I’ve recently gotten back into doing yoga. And the thing that nobody ever tells you about yoga is that it becomes kind of addictive. So when I walked into my library and saw Hell-Bent I had to pick it up. It is a compelling and revealing memoir about one man’s descent into Bikram yoga, a bit of a take down of Bikram himself by a practitioner and a look at the darker side of what yoga has to offer. Oh, and it’s un-put-downable.
So to let you know where I’m coming from – I like yoga. I believe that it is really good for both your body and your mind. I’d like to see myself doing it 2-3 times a week, so I am by no means a fanatic. I think Bikram’s yoga is crock of hoowie and that he is an ego-maniac. All this without ever having tried Bikrams.
In Hell-Bent Lorr really looks at his descent into hot yoga. He critiques it, evaluates, condemns it and ultimately can’t stay away from it. He’s practicing yoga on a completely different plane than the rest of us – multiple classes a day, intensive boot camps – it overtakes his life. But it is so interesting to see why.
I also learned so many amazing and interesting facts while reading Hell-Bent. If memory serves, Lorr’s weight would fluctuate by some 14 lbs during the course of a day. Clearly this is largely due to dehydration. Bikram initially started to look into hot yoga to mimic doing yoga in India. Temperatures started at about 80 degrees. But then he pushed it to see how high he could take it without people passing out. 110 degrees is to hot, so he settled at 108.

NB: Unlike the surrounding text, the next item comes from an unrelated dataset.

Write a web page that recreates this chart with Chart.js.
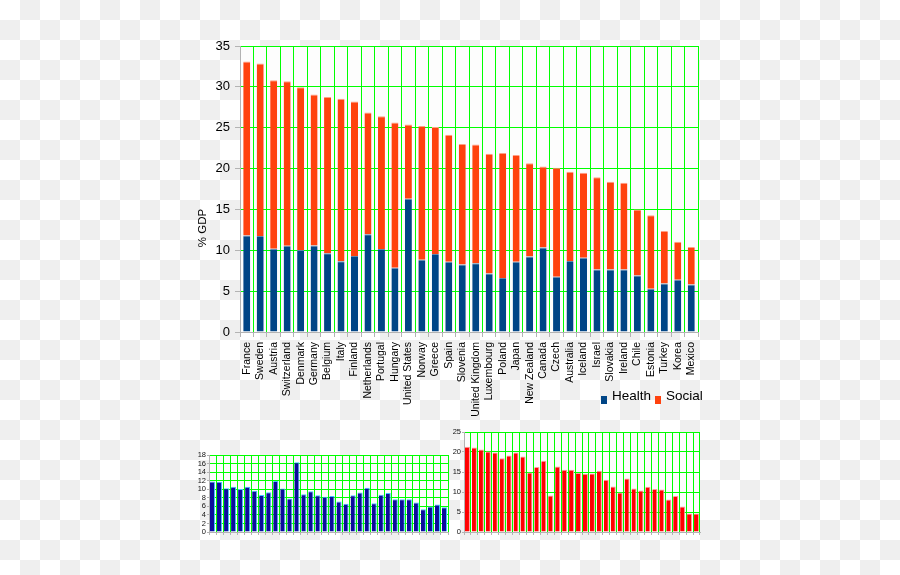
<!DOCTYPE html>
<html>
<head>
<meta charset="utf-8">
<script src="https://cdn.jsdelivr.net/npm/chart.js@4/dist/chart.umd.min.js"></script>
<style>
html, body { margin: 0; padding: 0; }
body {
  width: 900px; height: 575px; position: relative; overflow: hidden;
  background: repeating-conic-gradient(#efefef 0 25%, #fff 0 50%) 0 0 / 40px 40px;
  font-family: "Liberation Sans", Arial, sans-serif;
}
canvas { position: absolute; }
#hovedDiagram { left: 0; top: 0; }
#helseDiagram { left: 180px; top: 440px; }
#sosialDiagram { left: 430px; top: 420px; }
.tegn { position: absolute; top: 388px; font-size: 13.5px; color: #000; line-height: 16px; }
.boks { position: absolute; top: 396px; width: 6px; height: 8px; }
</style>
</head>
<body>
<canvas id="hovedDiagram" width="900" height="420"></canvas>
<canvas id="helseDiagram" width="280" height="110"></canvas>
<canvas id="sosialDiagram" width="290" height="125"></canvas>

<div class="boks" style="left:601px;background:#004586"></div>
<div class="tegn" style="left:612px">Health</div>
<div class="boks" style="left:655px;background:#ff420e"></div>
<div class="tegn" style="left:666px">Social</div>

<script>
// Land
var land = ["France", "Sweden", "Austria", "Switzerland", "Denmark", "Germany", "Belgium", "Italy",
  "Finland", "Netherlands", "Portugal", "Hungary", "United States", "Norway", "Greece", "Spain",
  "Slovenia", "United Kingdom", "Luxembourg", "Poland", "Japan", "New Zealand", "Canada", "Czech",
  "Australia", "Iceland", "Israel", "Slovakia", "Ireland", "Chile", "Estonia", "Turkey", "Korea", "Mexico"];

// % av BNP
var helse = [11.8, 11.75, 10.2, 10.55, 10.05, 10.6, 9.65, 8.65, 9.3, 11.95, 10.15, 7.85, 16.3, 8.85, 9.55, 8.6,
  8.25, 8.4, 7.15, 6.6, 8.6, 9.25, 10.35, 6.75, 8.7, 9.1, 7.65, 7.65, 7.65, 6.9, 5.3, 5.95, 6.4, 5.8];
var sosial = [21.3, 21.1, 20.6, 20.15, 19.9, 18.45, 19.1, 19.9, 18.9, 14.9, 16.25, 17.8, 9.1, 16.35, 15.55, 15.55,
  14.75, 14.55, 14.65, 15.3, 13.05, 11.4, 9.9, 13.35, 10.9, 10.4, 11.3, 10.75, 10.6, 8.1, 9.0, 6.4, 4.65, 4.6];

var yTittel = "% GDP";
var gronn = "#00ff00";
var gra = "#b3b3b3";

// hvit bakgrunn i plottet
var hvitPlott = {
  id: "hvitPlott",
  beforeDraw: function (chart) {
    var a = chart.chartArea;
    var ctx = chart.ctx;
    ctx.save();
    ctx.fillStyle = "#fdfdfd";
    ctx.fillRect(a.left, a.top, a.right - a.left, a.bottom - a.top);
    ctx.restore();
  }
};

// aksetittel
var tittel = {
  id: "tittel",
  afterDraw: function (chart) {
    var ctx = chart.ctx;
    ctx.save();
    ctx.translate(203, 228);
    ctx.rotate(-Math.PI / 2);
    ctx.font = "11.5px 'Liberation Sans', Arial, sans-serif";
    ctx.fillStyle = "#000";
    ctx.textAlign = "center";
    ctx.textBaseline = "middle";
    ctx.fillText(yTittel, 0, 0);
    ctx.restore();
  }
};

function ikkeForste(c) { return c.index === 0 ? "rgba(0,0,0,0)" : gronn; }

new Chart("hovedDiagram", {
  type: "bar",
  data: {
    labels: land,
    datasets: [{
      label: "Health",
      data: helse,
      backgroundColor: "#004586",
      borderColor: "#5f86ad",
      borderWidth: { top: 1, left: 0, right: 0, bottom: 0 },
      borderSkipped: false,
      barPercentage: 0.52,
      categoryPercentage: 1
    }, {
      label: "Social",
      data: sosial,
      backgroundColor: "#ff420e",
      borderColor: "#ff9f85",
      borderWidth: { top: 1, left: 0, right: 0, bottom: 0 },
      borderSkipped: false,
      barPercentage: 0.52,
      categoryPercentage: 1
    }]
  },
  options: {
    responsive: false,
    animation: false,
    layout: { padding: { left: 180, top: 46, right: 202, bottom: 0 } },
    plugins: { legend: { display: false }, tooltip: { enabled: false } },
    scales: {
      x: {
        stacked: true,
        afterFit: function (s) { s.height = 88; },
        grid: { color: ikkeForste, tickColor: gra, tickLength: 5, lineWidth: 1 },
        border: { color: gra },
        ticks: {
          autoSkip: false, minRotation: 90, maxRotation: 90, padding: 5,
          color: "#000", font: { family: "'Liberation Sans', Arial, sans-serif", size: 10.5 }
        }
      },
      y: {
        stacked: true,
        min: 0, max: 35,
        afterFit: function (s) { s.width = 60; },
        grid: { color: ikkeForste, tickColor: gra, tickLength: 5 },
        border: { color: gra },
        ticks: {
          stepSize: 5, padding: 5, color: "#000",
          font: { family: "'Liberation Sans', Arial, sans-serif", size: 13 }
        }
      }
    }
  },
  plugins: [hvitPlott, tittel]
});

// små diagram
function lagLiten(id, data, farge, kant, maks, steg, pad, yBredde, xHoyde) {
  new Chart(id, {
    type: "bar",
    data: {
      labels: land,
      datasets: [{
        data: data,
        backgroundColor: farge,
        borderColor: kant,
        borderWidth: { top: 1, right: 1, left: 0, bottom: 0 },
        borderSkipped: false,
        barPercentage: 0.72,
        categoryPercentage: 1
      }]
    },
    options: {
      responsive: false,
      animation: false,
      layout: { padding: pad },
      plugins: { legend: { display: false }, tooltip: { enabled: false } },
      scales: {
        x: {
          afterFit: function (s) { s.height = xHoyde; },
          grid: { color: gronn, tickColor: gra, tickLength: 3 },
          border: { color: gra },
          ticks: { display: false }
        },
        y: {
          min: 0, max: maks,
          afterFit: function (s) { s.width = yBredde; },
          grid: { color: ikkeForste, tickColor: gra, tickLength: 2 },
          border: { color: gra },
          ticks: {
            stepSize: steg, padding: 1, color: "#111", autoSkip: false,
            font: { family: "'Liberation Sans', Arial, sans-serif", size: 7.5 }
          }
        }
      }
    },
    plugins: [hvitPlott]
  });
}

lagLiten("helseDiagram", helse, "#0b0b9c", "#40c4ff", 18, 2, { left: 0, top: 15, right: 12, bottom: 0 }, 29, 18);
lagLiten("sosialDiagram", sosial, "#ff0000", "#ff9a9a", 25, 5, { left: 0, top: 12, right: 20, bottom: 0 }, 34, 13);
</script>
</body>
</html>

Who would like this book? If you’ve ever wondered about Bikram yoga this is a great book. As I’ve mentioned, it is a bit of a take-down of hot yoga, but it is done by an insider, someone who can’t get enough. It’s also a great book if you’re interested in what makes yoga fanatics tick, what competitive yoga looks like or the history of contemporary yoga in North America. Even if you’re not interested in yoga, Lorr is a compelling enough writer and story teller that you may find something to enjoy in Hell-Bent.